* Do this *
The entries below should be given again exactly, minus their pictures.

* Data for this exercise *
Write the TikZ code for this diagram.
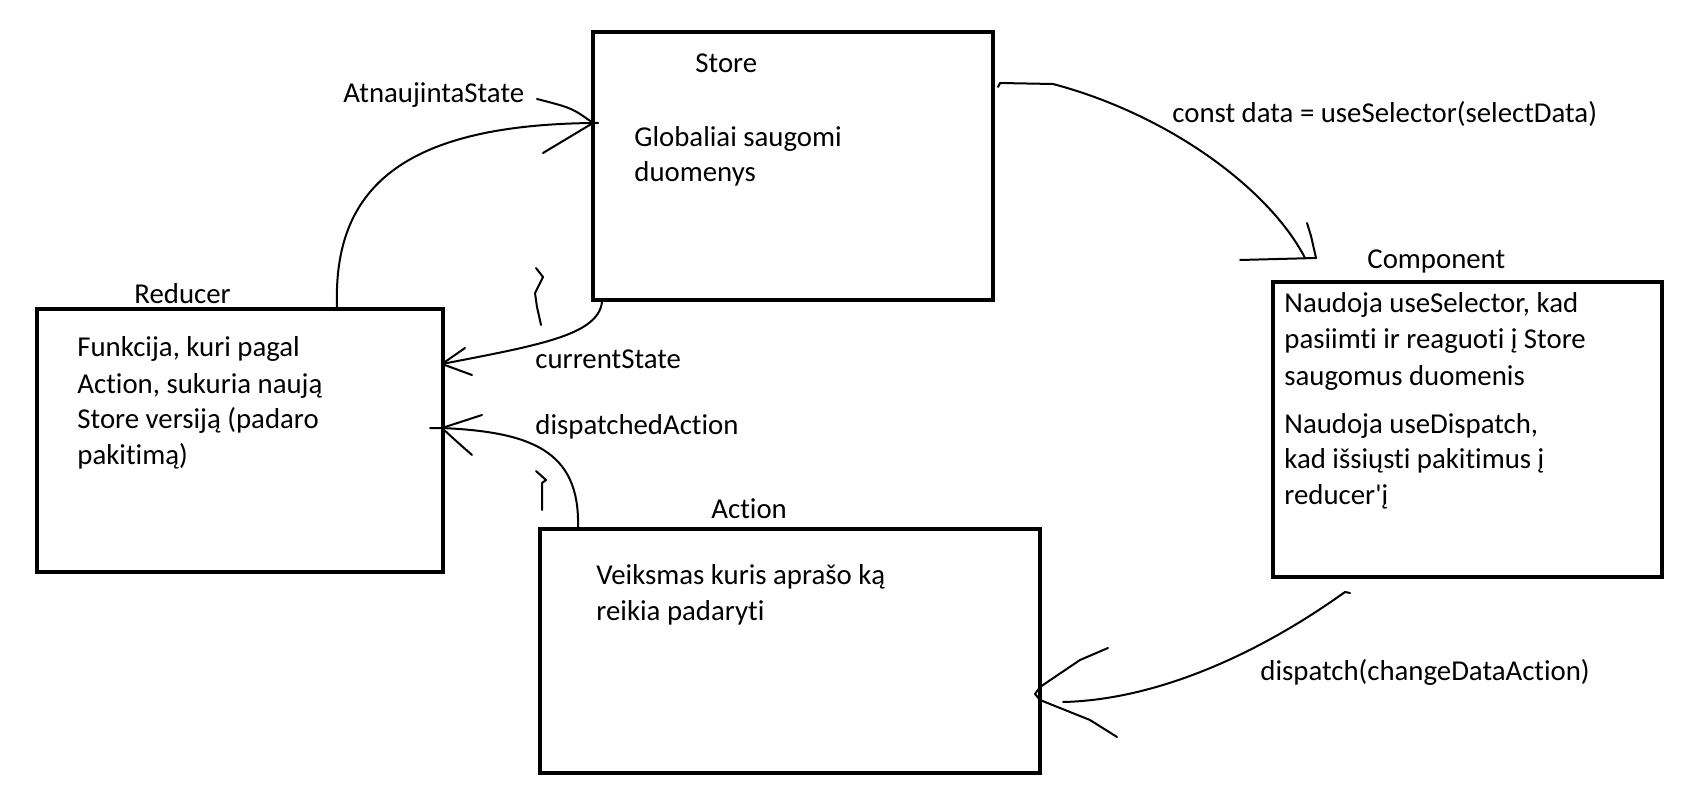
\documentclass[tikz,border=0pt]{standalone}
\usepackage{fontspec}
\setmainfont{Carlito}[Ligatures=NoCommon]
\begin{document}
\begin{tikzpicture}[x=0.5pt,y=-0.5pt,
  box/.style={draw, line width=2pt, inner sep=0pt},
  txt/.style={anchor=base west, inner sep=0pt, font=\fontsize{14.4}{17}\selectfont},
  conn/.style={line width=1pt, line cap=round, line join=round}]
\useasboundingbox[fill=white] (0,0) rectangle (1684,812);

% boxes
\node[box, minimum width=200pt, minimum height=134pt] (store) at (793,166) {};
\node[box, minimum width=203pt, minimum height=131.5pt] (reducer) at (240,440.5) {};
\node[box, minimum width=250pt, minimum height=122pt] (action) at (790,651) {};
\node[box, minimum width=194.5pt, minimum height=147.5pt] (component) at (1467.5,429.5) {};

% titles
\node[txt] (tstore) at (695,73) {Store};
\node[txt] (treducer) at (134,304) {Reducer};
\node[txt] (tcomponent) at (1367,269) {Component};
\node[txt] (taction) at (711,518) {Action};

% store text
\node[txt] (s1) at (634,147) {Globaliai saugomi};
\node[txt] (s2) at (634,182) {duomenys};
% reducer text
\node[txt] (r1) at (77,357) {Funkcija, kuri pagal};
\node[txt] (r2) at (77,393) {Action, sukuria naują};
\node[txt] (r3) at (77,428) {Store versiją (padaro};
\node[txt] (r4) at (77,464) {pakitimą)};
% component text
\node[txt] (c1) at (1284,313) {Naudoja useSelector, kad};
\node[txt] (c2) at (1284,349) {pasiimti ir reaguoti į Store};
\node[txt] (c3) at (1284,385) {saugomus duomenis};
\node[txt] (c4) at (1284,433) {Naudoja useDispatch,};
\node[txt] (c5) at (1284,468) {kad išsiųsti pakitimus į};
\node[txt] (c6) at (1284,504) {reducer\textquotesingle į};
% action text
\node[txt] (a1) at (596,584) {Veiksmas kuris aprašo ką};
\node[txt] (a2) at (596,620) {reikia padaryti};

% connector labels
\node[txt] (latn) at (343,103) {AtnaujintaState};
\node[txt] (lcur) at (535,368) {currentState};
\node[txt] (ldis) at (535,434) {dispatchedAction};
\node[txt] (lsel) at (1172,123) {const data = useSelector(selectData)};
\node[txt] (lchg) at (1260,680) {dispatch(changeDataAction)};

% anchor points of the hand drawn connectors
\coordinate (aS) at ([shift={(302,0)}]reducer.north west);
\coordinate (aT) at ([shift={(2,93)}]store.north west);
\coordinate (bS) at ([shift={(11,0)}]store.south west);
\coordinate (bT) at ([shift={(-3,57)}]reducer.north east);
\coordinate (cS) at ([shift={(40,0)}]action.north west);
\coordinate (cT) at ([shift={(-3,121)}]reducer.north east);
\coordinate (dS) at ([shift={(5,53)}]store.north east);
\coordinate (dT) at ([shift={(45,-22)}]component.north west);
\coordinate (eS) at ([shift={(79,14)}]component.south west);
\coordinate (eT) at ([shift={(-7,43)}]action.east);

% Reducer -> Store (AtnaujintaState)
\draw[conn] (aS) .. controls (333,190) and (400,125) .. (aT) -- ++(5,0);
\draw[conn] (537,99) .. controls (572,108) .. (aT) -- (543,153);

% Store -> Reducer (currentState)
\draw[conn] (bS) .. controls (598,335) and (540,345) .. (bT);
\draw[conn] (465,348) -- (bT) -- (472,375);

% Action -> Reducer (dispatchedAction)
\draw[conn] (cS) .. controls (580,450) and (530,432) .. (cT) -- ++(-12,0);
\draw[conn] (482,415) -- (cT) .. controls (455,440) .. (472,455);

% Store -> Component (const data = ...)
\draw[conn] ([shift={(-2,4)}]dS) -- (dS) -- (1053,84) .. controls (1170,115) and (1270,190) .. (1305,258);
\draw[conn] (1240,260) -- (dT);
\draw[conn] (1307,223) -- (1311,236) -- (dT);

% Component -> Action (dispatch)
\draw[conn] (eS) -- ++(-5,-1) .. controls (1250,660) and (1150,700) .. (1063,702);
\draw[conn] (1108,648) -- (1080,660) -- (1040,687) -- (eT) -- (1040,700) -- (1090,720) -- (1117,737);

% small squiggles
\draw[conn] (536,268) -- (543,277) -- (535,293) -- (537,307) -- (541,325);
\draw[conn] (536,471) -- (546,480) -- (542,483) -- (542,510);
\end{tikzpicture}
\end{document}
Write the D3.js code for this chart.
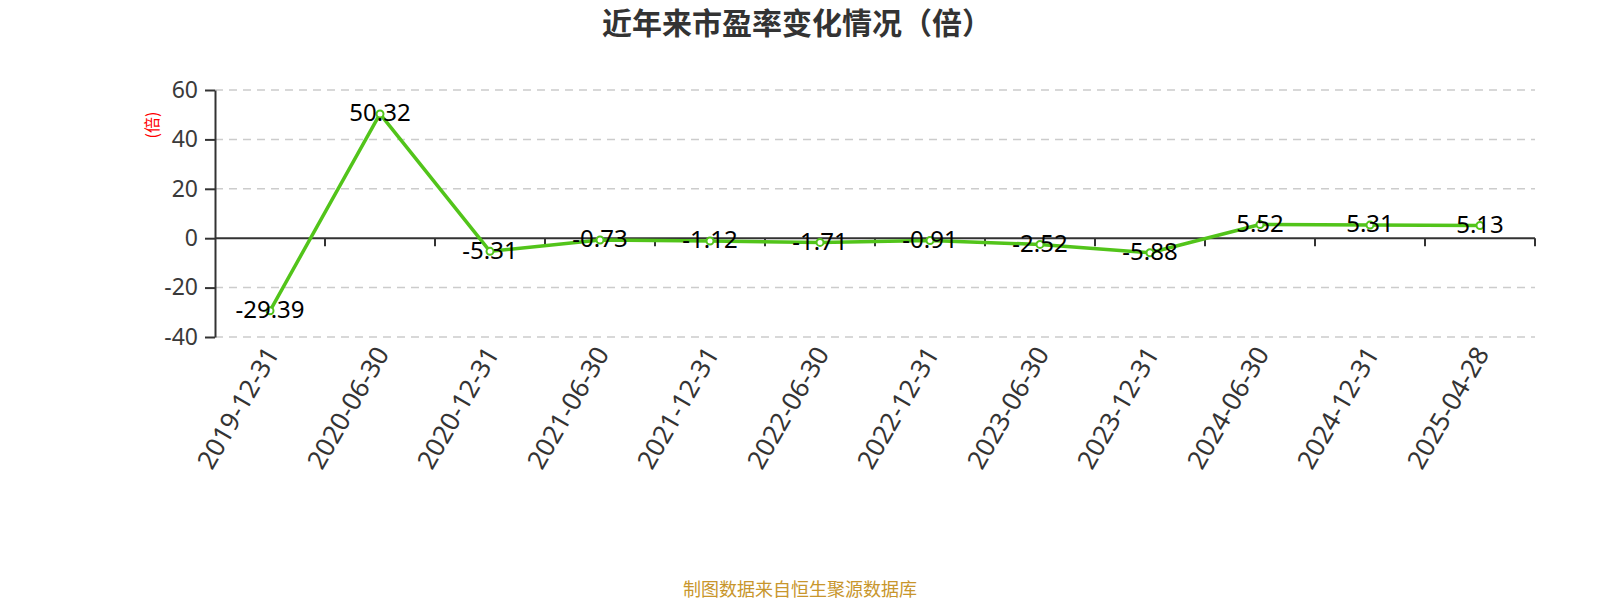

* Written solution *
Write the TikZ code for this diagram.
\documentclass[tikz,border=0pt]{standalone}
\usepackage{fontspec}
\setmainfont{Carlito}[Ligatures=NoCommon]
\begin{document}
\begin{tikzpicture}[x=0.5pt,y=-0.5pt,
  box/.style={draw, line width=2pt, inner sep=0pt},
  txt/.style={anchor=base west, inner sep=0pt, font=\fontsize{14.4}{17}\selectfont},
  conn/.style={line width=1pt, line cap=round, line join=round}]
\useasboundingbox[fill=white] (0,0) rectangle (1684,812);

% boxes
\node[box, minimum width=200pt, minimum height=134pt] (store) at (793,166) {};
\node[box, minimum width=203pt, minimum height=131.5pt] (reducer) at (240,440.5) {};
\node[box, minimum width=250pt, minimum height=122pt] (action) at (790,651) {};
\node[box, minimum width=194.5pt, minimum height=147.5pt] (component) at (1467.5,429.5) {};

% titles
\node[txt] (tstore) at (695,73) {Store};
\node[txt] (treducer) at (134,304) {Reducer};
\node[txt] (tcomponent) at (1367,269) {Component};
\node[txt] (taction) at (711,518) {Action};

% store text
\node[txt] (s1) at (634,147) {Globaliai saugomi};
\node[txt] (s2) at (634,182) {duomenys};
% reducer text
\node[txt] (r1) at (77,357) {Funkcija, kuri pagal};
\node[txt] (r2) at (77,393) {Action, sukuria naują};
\node[txt] (r3) at (77,428) {Store versiją (padaro};
\node[txt] (r4) at (77,464) {pakitimą)};
% component text
\node[txt] (c1) at (1284,313) {Naudoja useSelector, kad};
\node[txt] (c2) at (1284,349) {pasiimti ir reaguoti į Store};
\node[txt] (c3) at (1284,385) {saugomus duomenis};
\node[txt] (c4) at (1284,433) {Naudoja useDispatch,};
\node[txt] (c5) at (1284,468) {kad išsiųsti pakitimus į};
\node[txt] (c6) at (1284,504) {reducer\textquotesingle į};
% action text
\node[txt] (a1) at (596,584) {Veiksmas kuris aprašo ką};
\node[txt] (a2) at (596,620) {reikia padaryti};

% connector labels
\node[txt] (latn) at (343,103) {AtnaujintaState};
\node[txt] (lcur) at (535,368) {currentState};
\node[txt] (ldis) at (535,434) {dispatchedAction};
\node[txt] (lsel) at (1172,123) {const data = useSelector(selectData)};
\node[txt] (lchg) at (1260,680) {dispatch(changeDataAction)};

% anchor points of the hand drawn connectors
\coordinate (aS) at ([shift={(302,0)}]reducer.north west);
\coordinate (aT) at ([shift={(2,93)}]store.north west);
\coordinate (bS) at ([shift={(11,0)}]store.south west);
\coordinate (bT) at ([shift={(-3,57)}]reducer.north east);
\coordinate (cS) at ([shift={(40,0)}]action.north west);
\coordinate (cT) at ([shift={(-3,121)}]reducer.north east);
\coordinate (dS) at ([shift={(5,53)}]store.north east);
\coordinate (dT) at ([shift={(45,-22)}]component.north west);
\coordinate (eS) at ([shift={(79,14)}]component.south west);
\coordinate (eT) at ([shift={(-7,43)}]action.east);

% Reducer -> Store (AtnaujintaState)
\draw[conn] (aS) .. controls (333,190) and (400,125) .. (aT) -- ++(5,0);
\draw[conn] (537,99) .. controls (572,108) .. (aT) -- (543,153);

% Store -> Reducer (currentState)
\draw[conn] (bS) .. controls (598,335) and (540,345) .. (bT);
\draw[conn] (465,348) -- (bT) -- (472,375);

% Action -> Reducer (dispatchedAction)
\draw[conn] (cS) .. controls (580,450) and (530,432) .. (cT) -- ++(-12,0);
\draw[conn] (482,415) -- (cT) .. controls (455,440) .. (472,455);

% Store -> Component (const data = ...)
\draw[conn] ([shift={(-2,4)}]dS) -- (dS) -- (1053,84) .. controls (1170,115) and (1270,190) .. (1305,258);
\draw[conn] (1240,260) -- (dT);
\draw[conn] (1307,223) -- (1311,236) -- (dT);

% Component -> Action (dispatch)
\draw[conn] (eS) -- ++(-5,-1) .. controls (1250,660) and (1150,700) .. (1063,702);
\draw[conn] (1108,648) -- (1080,660) -- (1040,687) -- (eT) -- (1040,700) -- (1090,720) -- (1117,737);

% small squiggles
\draw[conn] (536,268) -- (543,277) -- (535,293) -- (537,307) -- (541,325);
\draw[conn] (536,471) -- (546,480) -- (542,483) -- (542,510);
\end{tikzpicture}
\end{document}
Write the D3.js code for this chart.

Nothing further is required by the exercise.